The bigger mistake, then, is to limit the comparisons between blue and red states. That’s like reciting the alphabet from C to E. 

There isn’t that great a difference in what blue and red states do to counteract the tendency of free market capitalism to create wide inequalities of wealth when compared to what governments do in western Europe and Japan, which take more taxes from the wealthy and provide better educational, healthcare and retirement benefits to everyone.  While wealth and income inequality have grown in western Europe and Japan (see Picketty’s book for a great analysis) over the last 35 years, the populations of these countries still enjoy more income and wealth equality than we do in the United States. By excluding western Europe and Japan in the discussion, the Keystone Profs cook the books.

Vedder and Moore follow Picketty in saying that economic growth removes inequality, but they advocate policies that are not pro-growth, but pro-corporation.
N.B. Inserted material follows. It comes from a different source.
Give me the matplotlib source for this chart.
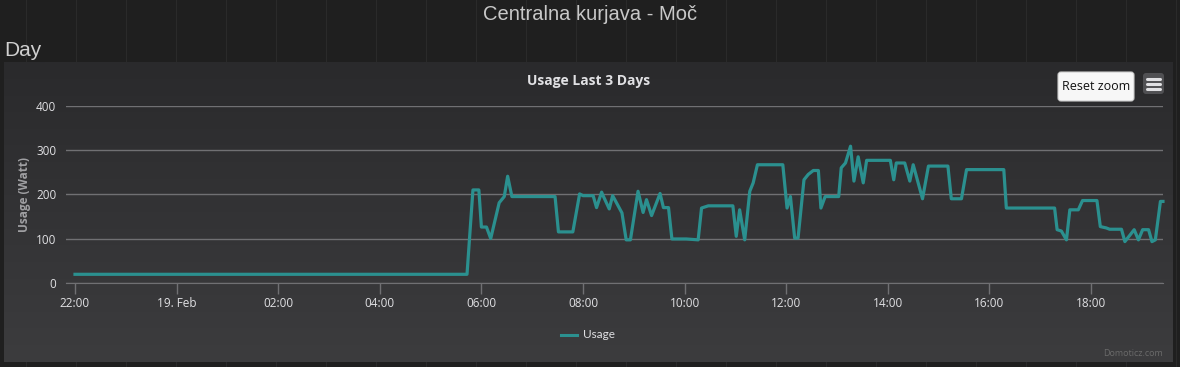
import numpy as np
import pandas as pd
import matplotlib
import matplotlib.pyplot as plt
import matplotlib.dates as mdates
from matplotlib.patches import FancyBboxPatch

matplotlib.use('agg')

page_title = "Centralna kurjava - Moč"
section = "Day"
chart_title = "Usage Last 3 Days"
y_label = "Usage (Watt)"
series_name = "Usage"

# readings (time, watt)
times = [
    "2018-02-18 22:00", "2018-02-19 05:43", "2018-02-19 05:50", "2018-02-19 05:57",
    "2018-02-19 06:00", "2018-02-19 06:06", "2018-02-19 06:11", "2018-02-19 06:21",
    "2018-02-19 06:27", "2018-02-19 06:31", "2018-02-19 06:36", "2018-02-19 07:27",
    "2018-02-19 07:31", "2018-02-19 07:48", "2018-02-19 07:56", "2018-02-19 08:00",
    "2018-02-19 08:12", "2018-02-19 08:16", "2018-02-19 08:22", "2018-02-19 08:23",
    "2018-02-19 08:31", "2018-02-19 08:35", "2018-02-19 08:46", "2018-02-19 08:51",
    "2018-02-19 08:56", "2018-02-19 09:05", "2018-02-19 09:11", "2018-02-19 09:15",
    "2018-02-19 09:21", "2018-02-19 09:31", "2018-02-19 09:35", "2018-02-19 09:41",
    "2018-02-19 09:45", "2018-02-19 10:02", "2018-02-19 10:16", "2018-02-19 10:20",
    "2018-02-19 10:28", "2018-02-19 10:57", "2018-02-19 11:01", "2018-02-19 11:05",
    "2018-02-19 11:11", "2018-02-19 11:17", "2018-02-19 11:21", "2018-02-19 11:26",
    "2018-02-19 11:56", "2018-02-19 12:01", "2018-02-19 12:05", "2018-02-19 12:10",
    "2018-02-19 12:14", "2018-02-19 12:21", "2018-02-19 12:26", "2018-02-19 12:32",
    "2018-02-19 12:38", "2018-02-19 12:41", "2018-02-19 12:46", "2018-02-19 13:02",
    "2018-02-19 13:05", "2018-02-19 13:10", "2018-02-19 13:16", "2018-02-19 13:20",
    "2018-02-19 13:25", "2018-02-19 13:31", "2018-02-19 13:35", "2018-02-19 14:03",
    "2018-02-19 14:07", "2018-02-19 14:10", "2018-02-19 14:20", "2018-02-19 14:26",
    "2018-02-19 14:30", "2018-02-19 14:41", "2018-02-19 14:48", "2018-02-19 15:11",
    "2018-02-19 15:15", "2018-02-19 15:27", "2018-02-19 15:33", "2018-02-19 16:17",
    "2018-02-19 16:20", "2018-02-19 17:17", "2018-02-19 17:20", "2018-02-19 17:25",
    "2018-02-19 17:31", "2018-02-19 17:35", "2018-02-19 17:45", "2018-02-19 17:50",
    "2018-02-19 18:07", "2018-02-19 18:11", "2018-02-19 18:18", "2018-02-19 18:22",
    "2018-02-19 18:36", "2018-02-19 18:40", "2018-02-19 18:51", "2018-02-19 18:56",
    "2018-02-19 19:01", "2018-02-19 19:08", "2018-02-19 19:12", "2018-02-19 19:16",
    "2018-02-19 19:22", "2018-02-19 19:25",
]
usage = [
    19, 19, 210, 210,
    126, 126, 100, 181,
    195, 241, 195, 195,
    115, 115, 201, 197,
    197, 170, 205, 200,
    167, 197, 158, 97,
    97, 207, 159, 188,
    152, 202, 170, 170,
    99, 99, 97, 169,
    174, 174, 105, 165,
    97, 207, 226, 267,
    267, 169, 195, 101,
    101, 233, 245, 254,
    254, 169, 195, 195,
    260, 271, 309, 230,
    285, 226, 277, 277,
    233, 271, 271, 230,
    267, 190, 264, 264,
    190, 190, 256, 256,
    169, 169, 120, 117,
    97, 165, 165, 186,
    186, 127, 124, 121,
    121, 93, 120, 97,
    120, 120, 93, 97,
    184, 184,
]
y_ticks = [0, 100, 200, 300, 400]

W, H = 1180, 367
fig = plt.figure(figsize=(W / 100, H / 100), dpi=100)
fig.patch.set_facecolor('#1f1f1f')

# page background with faint vertical streaks
bg = fig.add_axes([0, 0, 1, 1])
bg.set_xlim(0, W)
bg.set_ylim(H, 0)
bg.axis('off')
for sx in range(26, W, 50):
    bg.plot([sx, sx], [0, H], color='#2a2a2a', lw=0.8, zorder=0)

# chart panel with vertical gradient
grad = np.linspace(0, 1, 256).reshape(-1, 1)
cmap = matplotlib.colors.LinearSegmentedColormap.from_list('p', ['#2a2a2c', '#3c3c3e'])
bg.imshow(grad, cmap=cmap, extent=(4, 1173, 362, 62), aspect='auto', zorder=1)

fig.text(590 / W, 1 - 15 / H, page_title, ha='center', va='center', fontsize=14.5,
         family='Liberation Sans', color='#c8c8c8')
fig.text(4 / W, 1 - 50 / H, section, ha='left', va='center', fontsize=15,
         family='Liberation Sans', color='#d0d0d0')
fig.text(589 / W, 1 - 81 / H, chart_title, ha='center', va='center', fontsize=10,
         family='Open Sans', weight='bold', color='#e0e0e3')

# reset zoom button + menu icon
bg.add_patch(FancyBboxPatch((1058, 72), 76, 29, boxstyle='round,pad=0,rounding_size=3',
                            fc='#f7f7f7', ec='#cccccc', lw=0.8, zorder=3))
bg.text(1096, 86.5, "Reset zoom", ha='center', va='center', fontsize=9,
        family='Open Sans', color='#111111', zorder=4)
bg.add_patch(FancyBboxPatch((1143, 73), 21, 21, boxstyle='round,pad=0,rounding_size=3',
                            fc='#505053', ec='none', zorder=3))
for ly in (78.5, 83.5, 88.5):
    bg.plot([1147, 1160], [ly, ly], color='#e0e0e3', lw=2.2, solid_capstyle='round', zorder=4)

# legend + credit
bg.plot([561, 577], [335, 335], color='#2b908f', lw=2.2, zorder=4)
bg.text(583, 335, series_name, ha='left', va='center', fontsize=8.5,
        family='Lato', color='#e0e0e3', zorder=4)
bg.text(1163, 353, "Domoticz.com", ha='right', va='center', fontsize=6.5,
        family='Open Sans', color='#6a6a6a', zorder=4)

# plot area
x0, x1, ytop, ybot = 66, 1163, 106, 282.7
ax = fig.add_axes([x0 / W, 1 - ybot / H, (x1 - x0) / W, (ybot - ytop) / H])
ax.patch.set_alpha(0)

t = pd.to_datetime(times)
ax.plot(t, usage, color='#2b908f', lw=2.3, solid_joinstyle='round', zorder=3, clip_on=False)

start = pd.Timestamp("2018-02-18 22:00")
per_hour = 50.8
ax.set_xlim(start - pd.Timedelta(hours=(75 - x0) / per_hour),
            start + pd.Timedelta(hours=(x1 - 75) / per_hour))
ax.set_ylim(0, 400)

ax.set_yticks(y_ticks)
ax.yaxis.grid(True, color='#707073', lw=1)
ax.set_axisbelow(True)
ax.tick_params(axis='y', length=0, pad=7, labelsize=8.5, labelcolor='#e0e0e3')
for lab in ax.get_yticklabels():
    lab.set_family('Open Sans')

ax.xaxis.set_major_locator(mdates.HourLocator(byhour=range(0, 24, 2)))


def fmt(v, pos):
    d = mdates.num2date(v)
    if d.hour == 0:
        return d.strftime('%d. %b').lstrip('0')
    return d.strftime('%H:%M')


ax.xaxis.set_major_formatter(plt.FuncFormatter(fmt))
ax.tick_params(axis='x', length=8, width=1, color='#707073', pad=2, labelsize=8.5,
               labelcolor='#e0e0e3')
for lab in ax.get_xticklabels():
    lab.set_family('Open Sans')

for side in ('top', 'right', 'left'):
    ax.spines[side].set_visible(False)
ax.spines['bottom'].set_color('#707073')

ax.set_ylabel(y_label, fontsize=8.5, family='Open Sans', weight='bold', color='#a0a0a3')
ax.yaxis.set_label_coords(-(66 - 31) / (x1 - x0), 0.5)

fig.savefig('out.png', dpi=100, facecolor=fig.get_facecolor())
They assume that unions, minimum wages and high income taxes are bad for economic growth when in fact the economic history of not just the Unites States but the entire world proves that high taxes on the wealthy and high incomes for workers lead to high growth because more of the wealth circulates to people who will spend it as opposed to accumulating it in overvalued assets, which is what the ultra-wealthy do with all of the extra wealth they have from lower taxes. 

And all you Wall Street Journal subscribers in the audience thought it was the fish bones that stank so putridly when you entered the kitchen this morning. No, it was the newspaper you wrapped them in!